— Start DATA ENTRIES —

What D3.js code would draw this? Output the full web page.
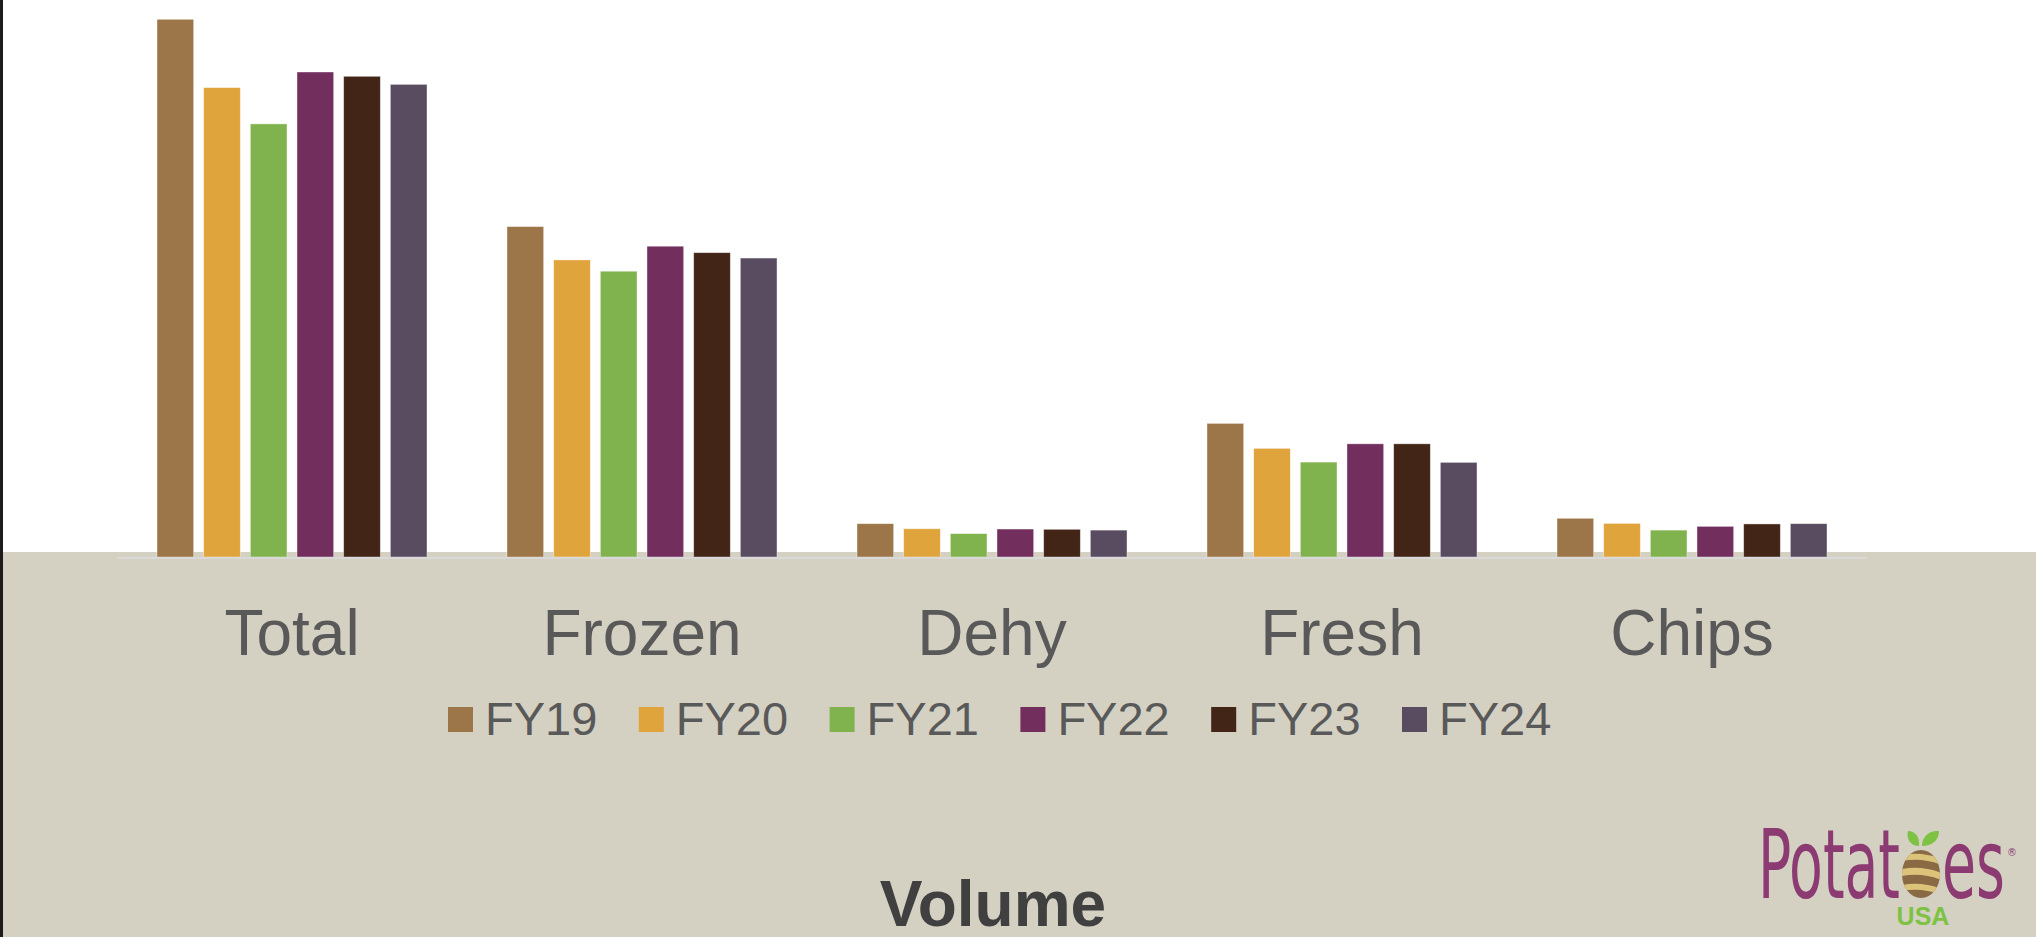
<!DOCTYPE html>
<html>
<head>
<meta charset="utf-8">
<script src="https://cdn.jsdelivr.net/npm/d3@7/dist/d3.min.js"></script>
<style>
	html, body { margin: 0; padding: 0; background: #fff; overflow: hidden; }
	svg { display: block; }
</style>
</head>
<body>
<svg></svg>
<script>
// volume, million MT
const categories = ['Total', 'Frozen', 'Dehy', 'Fresh', 'Chips'];
const years = ['FY19', 'FY20', 'FY21', 'FY22', 'FY23', 'FY24'];
const colors = ['#9c7549', '#e0a43c', '#80b24d', '#722f5e', '#432517', '#594c61'];
const total = [2.000, 1.746, 1.611, 1.804, 1.788, 1.758];
const frozen = [1.229, 1.105, 1.063, 1.156, 1.132, 1.112];
const dehy = [0.124, 0.105, 0.087, 0.104, 0.103, 0.100];
const fresh = [0.497, 0.404, 0.353, 0.421, 0.421, 0.352];
const chips = [0.144, 0.125, 0.100, 0.114, 0.123, 0.124];
const title = 'Volume';

const series = [total, frozen, dehy, fresh, chips];
const width = 2036;
const height = 937;
const baseY = 557;
const bandTop = 552;

const svg = d3.select('svg')
	.attr('width', width)
	.attr('height', height);

// backgrounds
svg.append('rect').attr('x', 0).attr('y', 0).attr('width', width).attr('height', bandTop).attr('fill', '#fff');
svg.append('rect').attr('x', 0).attr('y', bandTop).attr('width', width).attr('height', height - bandTop).attr('fill', '#d4d1c3');
svg.append('rect').attr('x', 0).attr('y', 0).attr('width', 3).attr('height', height).attr('fill', '#1c1c1c');

const x0 = d3.scaleBand()
	.domain(categories)
	.range([117, 1867]);

const x1 = d3.scaleBand()
	.domain(years)
	.range([35, 315])
	.paddingInner(0.214)
	.paddingOuter(0.107);

const y = d3.scaleLinear()
	.domain([0, 2])
	.range([baseY, 19.3]);

const color = d3.scaleOrdinal(years, colors);

const groups = svg.append('g')
	.selectAll('g')
	.data(categories)
	.join('g')
		.attr('transform', d => `translate(${x0(d)},0)`);

groups.selectAll('rect')
	.data((c, i) => years.map((yr, j) => ({year: yr, value: series[i][j]})))
	.join('rect')
		.attr('x', d => x1(d.year))
		.attr('y', d => y(d.value))
		.attr('width', x1.bandwidth())
		.attr('height', d => baseY - y(d.value))
		.attr('fill', d => color(d.year))
		.attr('stroke', '#fff')
		.attr('stroke-opacity', 0.5)
		.attr('stroke-width', 0.8);

// baseline
svg.append('line')
	.attr('x1', x0.range()[0])
	.attr('x2', x0.range()[1])
	.attr('y1', baseY + 1)
	.attr('y2', baseY + 1)
	.attr('stroke', '#d9d9d9')
	.attr('stroke-width', 2);

// category labels
svg.append('g')
	.selectAll('text')
	.data(categories)
	.join('text')
		.text(d => d)
		.attr('x', d => x0(d) + x0.bandwidth() / 2)
		.attr('y', 655)
		.attr('text-anchor', 'middle')
		.attr('font-family', '"Liberation Sans", Arial, sans-serif')
		.attr('font-size', 64)
		.attr('fill', '#595959');

// legend
const legendStep = 190.8;
const legendX = 448;
const legend = svg.append('g')
	.selectAll('g')
	.data(years)
	.join('g')
		.attr('transform', (d, i) => `translate(${legendX + i * legendStep},0)`);

legend.append('rect')
	.attr('x', 0)
	.attr('y', 707)
	.attr('width', 25)
	.attr('height', 25)
	.attr('fill', d => color(d));

legend.append('text')
	.text(d => d)
	.attr('x', 37)
	.attr('y', 735)
	.attr('font-family', '"Liberation Sans", Arial, sans-serif')
	.attr('font-size', 47)
	.attr('fill', '#595959');

// title
svg.append('text')
	.text(title)
	.attr('x', 993)
	.attr('y', 926)
	.attr('text-anchor', 'middle')
	.attr('font-family', '"Liberation Sans", Arial, sans-serif')
	.attr('font-weight', 'bold')
	.attr('font-size', 64)
	.attr('fill', '#404040');

// logo
const logo = svg.append('g');
const logoFont = '"Liberation Sans Narrow", "DejaVu Sans Condensed", sans-serif';
logo.append('text')
	.text('Potat')
	.attr('x', 1758)
	.attr('y', 898)
	.attr('textLength', 142)
	.attr('lengthAdjust', 'spacingAndGlyphs')
	.attr('font-family', logoFont)
	.attr('font-size', 96)
	.attr('fill', '#8c3a72');
logo.append('text')
	.text('es')
	.attr('x', 1942)
	.attr('y', 898)
	.attr('textLength', 63)
	.attr('lengthAdjust', 'spacingAndGlyphs')
	.attr('font-family', logoFont)
	.attr('font-size', 96)
	.attr('fill', '#8c3a72');
logo.append('text')
	.text('®')
	.attr('x', 2007)
	.attr('y', 856)
	.attr('font-family', logoFont)
	.attr('font-size', 11)
	.attr('fill', '#8c3a72');

// potato "o"
logo.append('clipPath').attr('id', 'spud')
	.append('ellipse').attr('cx', 1921).attr('cy', 874).attr('rx', 19).attr('ry', 24);
logo.append('ellipse')
	.attr('cx', 1921).attr('cy', 874).attr('rx', 19).attr('ry', 24)
	.attr('fill', '#8a6a45');
const peel = logo.append('g').attr('clip-path', 'url(#spud)');
[[856, 6], [870, 7], [886, 6]].forEach(([py, h]) => {
	peel.append('path')
		.attr('d', `M1898,${py} Q1921,${py - 6} 1944,${py + 4} L1944,${py + 4 + h} Q1921,${py - 6 + h} 1898,${py + h} Z`)
		.attr('fill', '#dcc37a');
});
logo.append('path')
	.attr('d', 'M1919,846 C1910,846 1906,838 1908,831 C1916,831 1920,838 1919,846 Z')
	.attr('fill', '#7dc242');
logo.append('path')
	.attr('d', 'M1922,846 C1922,836 1930,830 1939,831 C1939,840 1932,846 1922,846 Z')
	.attr('fill', '#7dc242');

logo.append('text')
	.text('USA')
	.attr('x', 1923)
	.attr('y', 925)
	.attr('text-anchor', 'middle')
	.attr('font-family', '"Liberation Sans", Arial, sans-serif')
	.attr('font-weight', 'bold')
	.attr('font-size', 25)
	.attr('fill', '#7dc242');
</script>
</body>
</html>
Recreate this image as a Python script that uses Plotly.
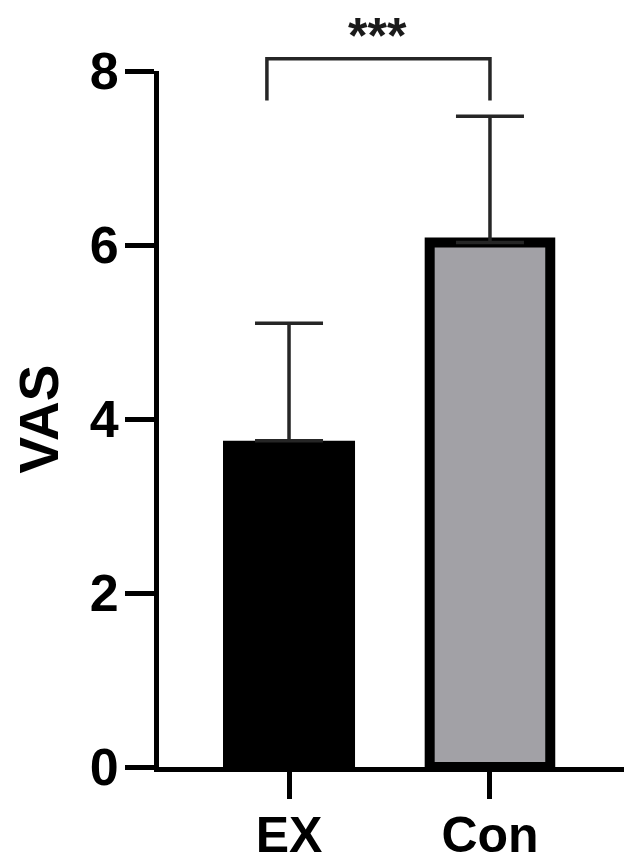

— End DATA ENTRIES —

--- YOUR TASK ---
The pictures should not be reproduced; quote all of the other material exactly.

--- RESPONSE BELOW ---
What D3.js code would draw this? Output the full web page.
<!DOCTYPE html>
<html>
<head>
<meta charset="utf-8">
<script src="https://cdn.jsdelivr.net/npm/d3@7/dist/d3.min.js"></script>
<style>
	html, body { margin: 0; padding: 0; background: #fff; overflow: hidden; }
	svg { display: block; }
</style>
</head>
<body>
<svg></svg>
<script>
// volume, million MT
const categories = ['Total', 'Frozen', 'Dehy', 'Fresh', 'Chips'];
const years = ['FY19', 'FY20', 'FY21', 'FY22', 'FY23', 'FY24'];
const colors = ['#9c7549', '#e0a43c', '#80b24d', '#722f5e', '#432517', '#594c61'];
const total = [2.000, 1.746, 1.611, 1.804, 1.788, 1.758];
const frozen = [1.229, 1.105, 1.063, 1.156, 1.132, 1.112];
const dehy = [0.124, 0.105, 0.087, 0.104, 0.103, 0.100];
const fresh = [0.497, 0.404, 0.353, 0.421, 0.421, 0.352];
const chips = [0.144, 0.125, 0.100, 0.114, 0.123, 0.124];
const title = 'Volume';

const series = [total, frozen, dehy, fresh, chips];
const width = 2036;
const height = 937;
const baseY = 557;
const bandTop = 552;

const svg = d3.select('svg')
	.attr('width', width)
	.attr('height', height);

// backgrounds
svg.append('rect').attr('x', 0).attr('y', 0).attr('width', width).attr('height', bandTop).attr('fill', '#fff');
svg.append('rect').attr('x', 0).attr('y', bandTop).attr('width', width).attr('height', height - bandTop).attr('fill', '#d4d1c3');
svg.append('rect').attr('x', 0).attr('y', 0).attr('width', 3).attr('height', height).attr('fill', '#1c1c1c');

const x0 = d3.scaleBand()
	.domain(categories)
	.range([117, 1867]);

const x1 = d3.scaleBand()
	.domain(years)
	.range([35, 315])
	.paddingInner(0.214)
	.paddingOuter(0.107);

const y = d3.scaleLinear()
	.domain([0, 2])
	.range([baseY, 19.3]);

const color = d3.scaleOrdinal(years, colors);

const groups = svg.append('g')
	.selectAll('g')
	.data(categories)
	.join('g')
		.attr('transform', d => `translate(${x0(d)},0)`);

groups.selectAll('rect')
	.data((c, i) => years.map((yr, j) => ({year: yr, value: series[i][j]})))
	.join('rect')
		.attr('x', d => x1(d.year))
		.attr('y', d => y(d.value))
		.attr('width', x1.bandwidth())
		.attr('height', d => baseY - y(d.value))
		.attr('fill', d => color(d.year))
		.attr('stroke', '#fff')
		.attr('stroke-opacity', 0.5)
		.attr('stroke-width', 0.8);

// baseline
svg.append('line')
	.attr('x1', x0.range()[0])
	.attr('x2', x0.range()[1])
	.attr('y1', baseY + 1)
	.attr('y2', baseY + 1)
	.attr('stroke', '#d9d9d9')
	.attr('stroke-width', 2);

// category labels
svg.append('g')
	.selectAll('text')
	.data(categories)
	.join('text')
		.text(d => d)
		.attr('x', d => x0(d) + x0.bandwidth() / 2)
		.attr('y', 655)
		.attr('text-anchor', 'middle')
		.attr('font-family', '"Liberation Sans", Arial, sans-serif')
		.attr('font-size', 64)
		.attr('fill', '#595959');

// legend
const legendStep = 190.8;
const legendX = 448;
const legend = svg.append('g')
	.selectAll('g')
	.data(years)
	.join('g')
		.attr('transform', (d, i) => `translate(${legendX + i * legendStep},0)`);

legend.append('rect')
	.attr('x', 0)
	.attr('y', 707)
	.attr('width', 25)
	.attr('height', 25)
	.attr('fill', d => color(d));

legend.append('text')
	.text(d => d)
	.attr('x', 37)
	.attr('y', 735)
	.attr('font-family', '"Liberation Sans", Arial, sans-serif')
	.attr('font-size', 47)
	.attr('fill', '#595959');

// title
svg.append('text')
	.text(title)
	.attr('x', 993)
	.attr('y', 926)
	.attr('text-anchor', 'middle')
	.attr('font-family', '"Liberation Sans", Arial, sans-serif')
	.attr('font-weight', 'bold')
	.attr('font-size', 64)
	.attr('fill', '#404040');

// logo
const logo = svg.append('g');
const logoFont = '"Liberation Sans Narrow", "DejaVu Sans Condensed", sans-serif';
logo.append('text')
	.text('Potat')
	.attr('x', 1758)
	.attr('y', 898)
	.attr('textLength', 142)
	.attr('lengthAdjust', 'spacingAndGlyphs')
	.attr('font-family', logoFont)
	.attr('font-size', 96)
	.attr('fill', '#8c3a72');
logo.append('text')
	.text('es')
	.attr('x', 1942)
	.attr('y', 898)
	.attr('textLength', 63)
	.attr('lengthAdjust', 'spacingAndGlyphs')
	.attr('font-family', logoFont)
	.attr('font-size', 96)
	.attr('fill', '#8c3a72');
logo.append('text')
	.text('®')
	.attr('x', 2007)
	.attr('y', 856)
	.attr('font-family', logoFont)
	.attr('font-size', 11)
	.attr('fill', '#8c3a72');

// potato "o"
logo.append('clipPath').attr('id', 'spud')
	.append('ellipse').attr('cx', 1921).attr('cy', 874).attr('rx', 19).attr('ry', 24);
logo.append('ellipse')
	.attr('cx', 1921).attr('cy', 874).attr('rx', 19).attr('ry', 24)
	.attr('fill', '#8a6a45');
const peel = logo.append('g').attr('clip-path', 'url(#spud)');
[[856, 6], [870, 7], [886, 6]].forEach(([py, h]) => {
	peel.append('path')
		.attr('d', `M1898,${py} Q1921,${py - 6} 1944,${py + 4} L1944,${py + 4 + h} Q1921,${py - 6 + h} 1898,${py + h} Z`)
		.attr('fill', '#dcc37a');
});
logo.append('path')
	.attr('d', 'M1919,846 C1910,846 1906,838 1908,831 C1916,831 1920,838 1919,846 Z')
	.attr('fill', '#7dc242');
logo.append('path')
	.attr('d', 'M1922,846 C1922,836 1930,830 1939,831 C1939,840 1932,846 1922,846 Z')
	.attr('fill', '#7dc242');

logo.append('text')
	.text('USA')
	.attr('x', 1923)
	.attr('y', 925)
	.attr('text-anchor', 'middle')
	.attr('font-family', '"Liberation Sans", Arial, sans-serif')
	.attr('font-weight', 'bold')
	.attr('font-size', 25)
	.attr('fill', '#7dc242');
</script>
</body>
</html>
Recreate this image as a Python script that uses Plotly.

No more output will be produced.